--- start of RECORDS ---
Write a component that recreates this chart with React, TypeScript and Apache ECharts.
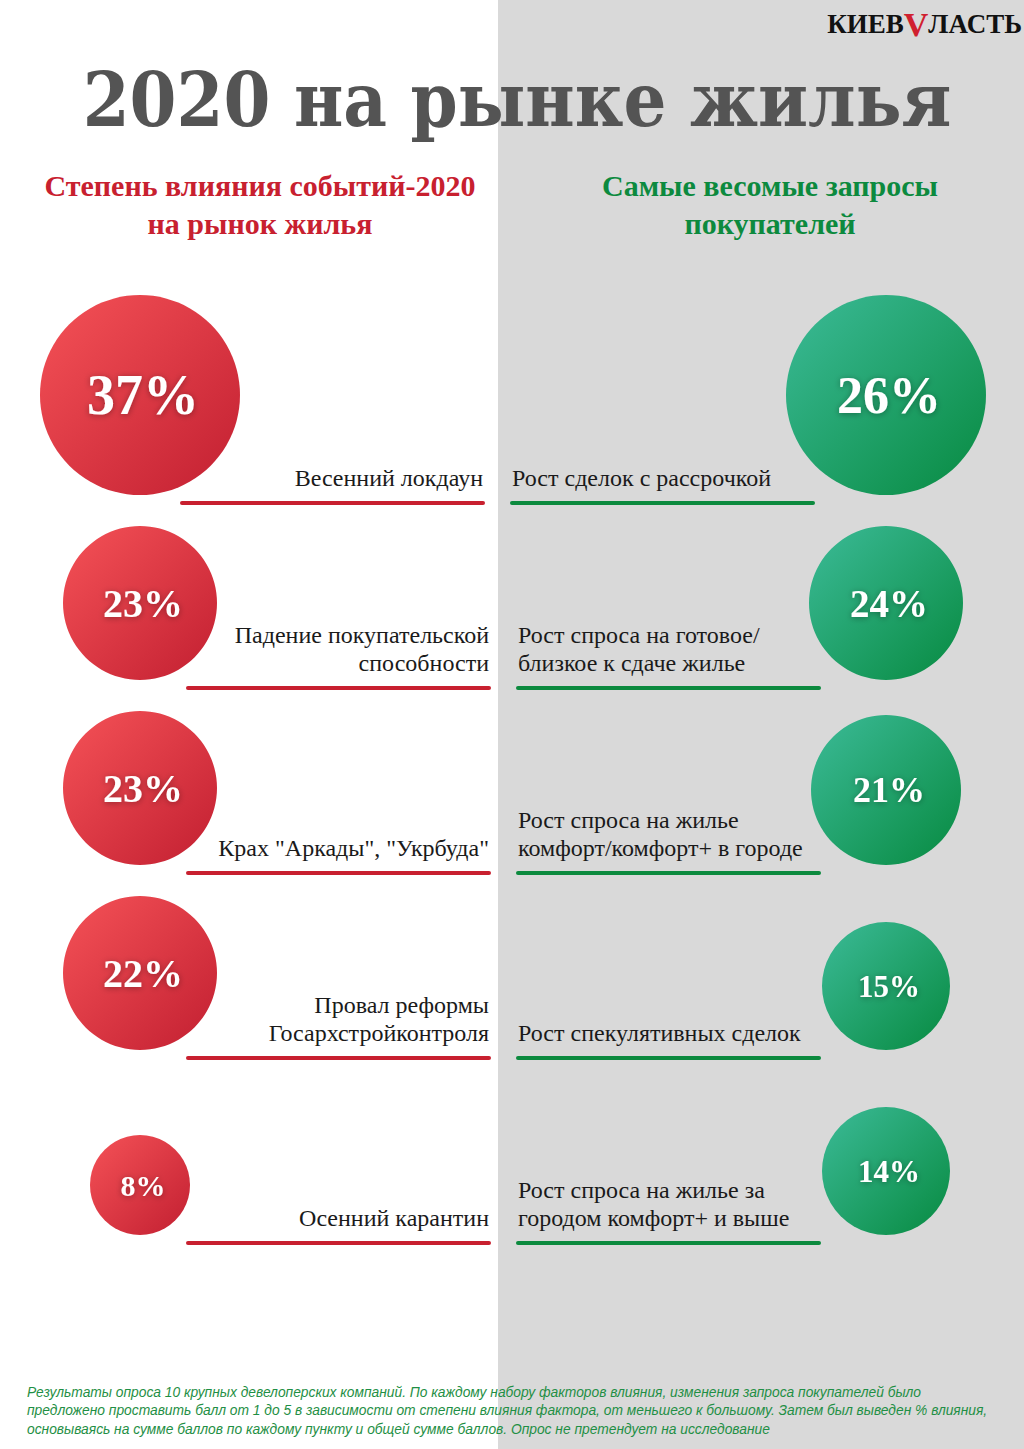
--- end of RECORDS ---
--- start of RECORDS ---
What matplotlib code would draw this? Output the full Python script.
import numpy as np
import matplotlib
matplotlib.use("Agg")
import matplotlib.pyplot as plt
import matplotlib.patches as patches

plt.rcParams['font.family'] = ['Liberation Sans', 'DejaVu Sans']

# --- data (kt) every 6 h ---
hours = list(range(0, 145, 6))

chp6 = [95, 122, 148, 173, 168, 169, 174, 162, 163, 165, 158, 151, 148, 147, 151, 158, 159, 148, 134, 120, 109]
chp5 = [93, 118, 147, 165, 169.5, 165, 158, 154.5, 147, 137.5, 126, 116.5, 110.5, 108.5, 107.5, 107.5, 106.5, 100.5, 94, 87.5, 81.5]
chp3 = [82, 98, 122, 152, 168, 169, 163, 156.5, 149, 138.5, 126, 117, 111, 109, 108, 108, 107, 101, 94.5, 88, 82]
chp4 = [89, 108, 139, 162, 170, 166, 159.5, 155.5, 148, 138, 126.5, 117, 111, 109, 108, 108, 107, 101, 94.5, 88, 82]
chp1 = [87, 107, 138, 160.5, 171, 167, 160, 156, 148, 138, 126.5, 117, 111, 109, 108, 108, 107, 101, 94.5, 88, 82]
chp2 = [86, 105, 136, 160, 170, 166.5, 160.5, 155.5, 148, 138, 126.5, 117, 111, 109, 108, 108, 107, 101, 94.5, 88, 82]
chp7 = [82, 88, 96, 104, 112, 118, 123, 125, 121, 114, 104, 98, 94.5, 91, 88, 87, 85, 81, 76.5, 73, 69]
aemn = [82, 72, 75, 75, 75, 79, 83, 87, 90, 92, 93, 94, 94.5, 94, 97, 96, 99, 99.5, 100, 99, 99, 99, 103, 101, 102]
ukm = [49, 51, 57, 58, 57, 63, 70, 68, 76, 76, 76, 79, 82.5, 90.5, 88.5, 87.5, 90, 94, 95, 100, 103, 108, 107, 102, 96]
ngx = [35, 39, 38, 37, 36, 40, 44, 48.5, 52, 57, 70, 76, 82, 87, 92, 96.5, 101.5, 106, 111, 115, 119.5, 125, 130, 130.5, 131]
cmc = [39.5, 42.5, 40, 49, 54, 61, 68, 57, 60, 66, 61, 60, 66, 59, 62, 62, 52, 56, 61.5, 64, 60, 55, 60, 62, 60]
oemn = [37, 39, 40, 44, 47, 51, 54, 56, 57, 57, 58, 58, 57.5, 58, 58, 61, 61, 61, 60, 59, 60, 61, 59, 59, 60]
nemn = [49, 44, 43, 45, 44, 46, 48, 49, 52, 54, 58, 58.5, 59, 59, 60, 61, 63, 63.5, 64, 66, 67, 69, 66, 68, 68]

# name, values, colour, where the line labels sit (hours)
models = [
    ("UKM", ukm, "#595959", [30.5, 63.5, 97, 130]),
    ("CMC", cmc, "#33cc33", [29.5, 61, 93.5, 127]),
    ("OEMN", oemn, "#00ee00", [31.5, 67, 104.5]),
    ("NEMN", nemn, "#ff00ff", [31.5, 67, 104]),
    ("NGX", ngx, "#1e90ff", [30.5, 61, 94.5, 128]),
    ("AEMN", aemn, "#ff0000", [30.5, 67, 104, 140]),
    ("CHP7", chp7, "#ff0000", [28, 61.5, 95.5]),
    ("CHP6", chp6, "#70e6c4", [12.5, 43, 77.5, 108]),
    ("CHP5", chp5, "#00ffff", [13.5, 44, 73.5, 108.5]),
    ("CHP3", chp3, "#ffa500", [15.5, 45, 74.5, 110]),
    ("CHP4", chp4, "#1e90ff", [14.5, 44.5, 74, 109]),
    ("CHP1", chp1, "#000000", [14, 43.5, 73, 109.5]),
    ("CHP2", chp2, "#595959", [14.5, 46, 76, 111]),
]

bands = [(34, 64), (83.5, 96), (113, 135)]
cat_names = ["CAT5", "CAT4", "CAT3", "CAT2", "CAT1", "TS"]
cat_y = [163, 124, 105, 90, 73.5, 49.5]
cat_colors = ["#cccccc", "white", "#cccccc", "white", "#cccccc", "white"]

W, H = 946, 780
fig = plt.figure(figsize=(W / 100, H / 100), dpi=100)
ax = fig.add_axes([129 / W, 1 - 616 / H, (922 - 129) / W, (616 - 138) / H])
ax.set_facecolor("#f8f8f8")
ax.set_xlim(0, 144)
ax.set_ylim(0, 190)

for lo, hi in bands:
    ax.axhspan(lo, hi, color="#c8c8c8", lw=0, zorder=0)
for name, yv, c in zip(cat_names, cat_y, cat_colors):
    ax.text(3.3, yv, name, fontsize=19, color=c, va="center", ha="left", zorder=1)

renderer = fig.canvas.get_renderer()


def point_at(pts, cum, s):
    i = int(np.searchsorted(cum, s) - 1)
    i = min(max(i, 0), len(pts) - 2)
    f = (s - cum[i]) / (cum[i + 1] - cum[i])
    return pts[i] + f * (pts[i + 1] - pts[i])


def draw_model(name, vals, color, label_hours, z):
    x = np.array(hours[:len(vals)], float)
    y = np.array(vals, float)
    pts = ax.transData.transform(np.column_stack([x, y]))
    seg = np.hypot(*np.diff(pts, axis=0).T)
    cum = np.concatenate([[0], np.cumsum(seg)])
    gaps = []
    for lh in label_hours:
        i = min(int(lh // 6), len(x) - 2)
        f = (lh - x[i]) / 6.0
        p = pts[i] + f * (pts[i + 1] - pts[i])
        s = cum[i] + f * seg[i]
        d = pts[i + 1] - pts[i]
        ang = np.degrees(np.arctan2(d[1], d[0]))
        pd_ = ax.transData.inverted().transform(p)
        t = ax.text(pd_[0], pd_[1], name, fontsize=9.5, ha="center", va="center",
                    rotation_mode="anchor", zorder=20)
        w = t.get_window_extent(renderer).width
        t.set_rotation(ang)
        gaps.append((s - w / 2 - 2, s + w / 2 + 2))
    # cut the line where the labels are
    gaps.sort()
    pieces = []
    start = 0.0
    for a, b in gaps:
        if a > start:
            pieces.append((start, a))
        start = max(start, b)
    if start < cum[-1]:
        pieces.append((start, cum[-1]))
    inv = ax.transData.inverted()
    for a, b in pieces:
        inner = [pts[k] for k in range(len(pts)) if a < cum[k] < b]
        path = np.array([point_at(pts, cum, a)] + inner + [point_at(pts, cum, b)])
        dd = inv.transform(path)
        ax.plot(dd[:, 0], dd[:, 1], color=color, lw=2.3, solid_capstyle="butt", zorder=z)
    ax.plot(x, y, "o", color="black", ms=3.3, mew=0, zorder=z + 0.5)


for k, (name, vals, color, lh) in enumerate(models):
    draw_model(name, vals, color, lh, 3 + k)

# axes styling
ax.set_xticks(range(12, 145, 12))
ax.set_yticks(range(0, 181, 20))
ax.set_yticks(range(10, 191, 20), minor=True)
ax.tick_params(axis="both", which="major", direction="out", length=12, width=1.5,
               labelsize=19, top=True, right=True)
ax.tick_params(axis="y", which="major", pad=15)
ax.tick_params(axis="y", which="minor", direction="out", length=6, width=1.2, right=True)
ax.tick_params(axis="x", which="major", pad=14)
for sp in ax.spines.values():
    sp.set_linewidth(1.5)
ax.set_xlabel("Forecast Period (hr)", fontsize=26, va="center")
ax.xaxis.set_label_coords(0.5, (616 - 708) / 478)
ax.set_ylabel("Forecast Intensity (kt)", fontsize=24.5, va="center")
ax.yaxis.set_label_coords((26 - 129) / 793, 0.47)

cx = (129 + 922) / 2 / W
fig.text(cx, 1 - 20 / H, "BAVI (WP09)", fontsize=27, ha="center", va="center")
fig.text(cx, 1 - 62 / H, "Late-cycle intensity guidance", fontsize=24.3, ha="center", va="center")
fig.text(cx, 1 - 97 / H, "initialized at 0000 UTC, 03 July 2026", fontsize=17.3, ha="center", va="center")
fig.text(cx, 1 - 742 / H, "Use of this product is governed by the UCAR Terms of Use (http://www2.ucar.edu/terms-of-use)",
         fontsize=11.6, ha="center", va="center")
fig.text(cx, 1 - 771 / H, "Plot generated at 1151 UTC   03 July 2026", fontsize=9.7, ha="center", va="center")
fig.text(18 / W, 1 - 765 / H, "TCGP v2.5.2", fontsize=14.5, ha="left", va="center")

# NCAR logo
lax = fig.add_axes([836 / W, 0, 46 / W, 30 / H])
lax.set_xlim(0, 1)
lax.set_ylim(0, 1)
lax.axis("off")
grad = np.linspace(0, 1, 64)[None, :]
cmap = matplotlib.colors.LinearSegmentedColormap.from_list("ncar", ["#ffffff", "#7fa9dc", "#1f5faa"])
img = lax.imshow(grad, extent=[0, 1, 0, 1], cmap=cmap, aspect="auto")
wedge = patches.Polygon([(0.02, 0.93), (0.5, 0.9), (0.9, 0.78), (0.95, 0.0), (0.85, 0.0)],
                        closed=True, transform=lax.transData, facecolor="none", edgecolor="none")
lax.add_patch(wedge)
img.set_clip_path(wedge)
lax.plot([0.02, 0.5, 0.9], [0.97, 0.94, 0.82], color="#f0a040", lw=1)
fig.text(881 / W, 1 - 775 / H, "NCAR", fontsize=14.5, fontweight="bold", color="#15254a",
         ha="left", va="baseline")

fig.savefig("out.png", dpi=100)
--- end of RECORDS ---
--- start of RECORDS ---
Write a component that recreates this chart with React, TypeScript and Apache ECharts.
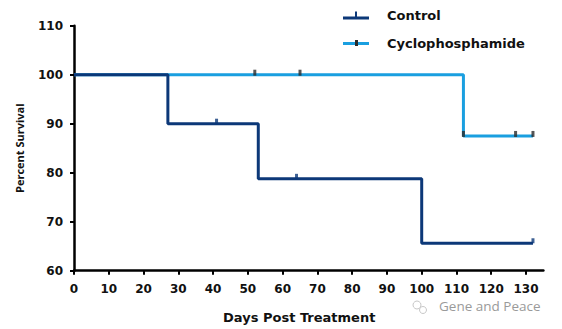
--- end of RECORDS ---
**OBJECTIVE:** Within the listing above, give again exactly every line from the line with "What matplotlib code" through the line with "66, 68, 68]", both included, and no other line.

**COMPLETED EXERCISE:**
What matplotlib code would draw this? Output the full Python script.
import numpy as np
import matplotlib
matplotlib.use("Agg")
import matplotlib.pyplot as plt
import matplotlib.patches as patches

plt.rcParams['font.family'] = ['Liberation Sans', 'DejaVu Sans']

# --- data (kt) every 6 h ---
hours = list(range(0, 145, 6))

chp6 = [95, 122, 148, 173, 168, 169, 174, 162, 163, 165, 158, 151, 148, 147, 151, 158, 159, 148, 134, 120, 109]
chp5 = [93, 118, 147, 165, 169.5, 165, 158, 154.5, 147, 137.5, 126, 116.5, 110.5, 108.5, 107.5, 107.5, 106.5, 100.5, 94, 87.5, 81.5]
chp3 = [82, 98, 122, 152, 168, 169, 163, 156.5, 149, 138.5, 126, 117, 111, 109, 108, 108, 107, 101, 94.5, 88, 82]
chp4 = [89, 108, 139, 162, 170, 166, 159.5, 155.5, 148, 138, 126.5, 117, 111, 109, 108, 108, 107, 101, 94.5, 88, 82]
chp1 = [87, 107, 138, 160.5, 171, 167, 160, 156, 148, 138, 126.5, 117, 111, 109, 108, 108, 107, 101, 94.5, 88, 82]
chp2 = [86, 105, 136, 160, 170, 166.5, 160.5, 155.5, 148, 138, 126.5, 117, 111, 109, 108, 108, 107, 101, 94.5, 88, 82]
chp7 = [82, 88, 96, 104, 112, 118, 123, 125, 121, 114, 104, 98, 94.5, 91, 88, 87, 85, 81, 76.5, 73, 69]
aemn = [82, 72, 75, 75, 75, 79, 83, 87, 90, 92, 93, 94, 94.5, 94, 97, 96, 99, 99.5, 100, 99, 99, 99, 103, 101, 102]
ukm = [49, 51, 57, 58, 57, 63, 70, 68, 76, 76, 76, 79, 82.5, 90.5, 88.5, 87.5, 90, 94, 95, 100, 103, 108, 107, 102, 96]
ngx = [35, 39, 38, 37, 36, 40, 44, 48.5, 52, 57, 70, 76, 82, 87, 92, 96.5, 101.5, 106, 111, 115, 119.5, 125, 130, 130.5, 131]
cmc = [39.5, 42.5, 40, 49, 54, 61, 68, 57, 60, 66, 61, 60, 66, 59, 62, 62, 52, 56, 61.5, 64, 60, 55, 60, 62, 60]
oemn = [37, 39, 40, 44, 47, 51, 54, 56, 57, 57, 58, 58, 57.5, 58, 58, 61, 61, 61, 60, 59, 60, 61, 59, 59, 60]
nemn = [49, 44, 43, 45, 44, 46, 48, 49, 52, 54, 58, 58.5, 59, 59, 60, 61, 63, 63.5, 64, 66, 67, 69, 66, 68, 68]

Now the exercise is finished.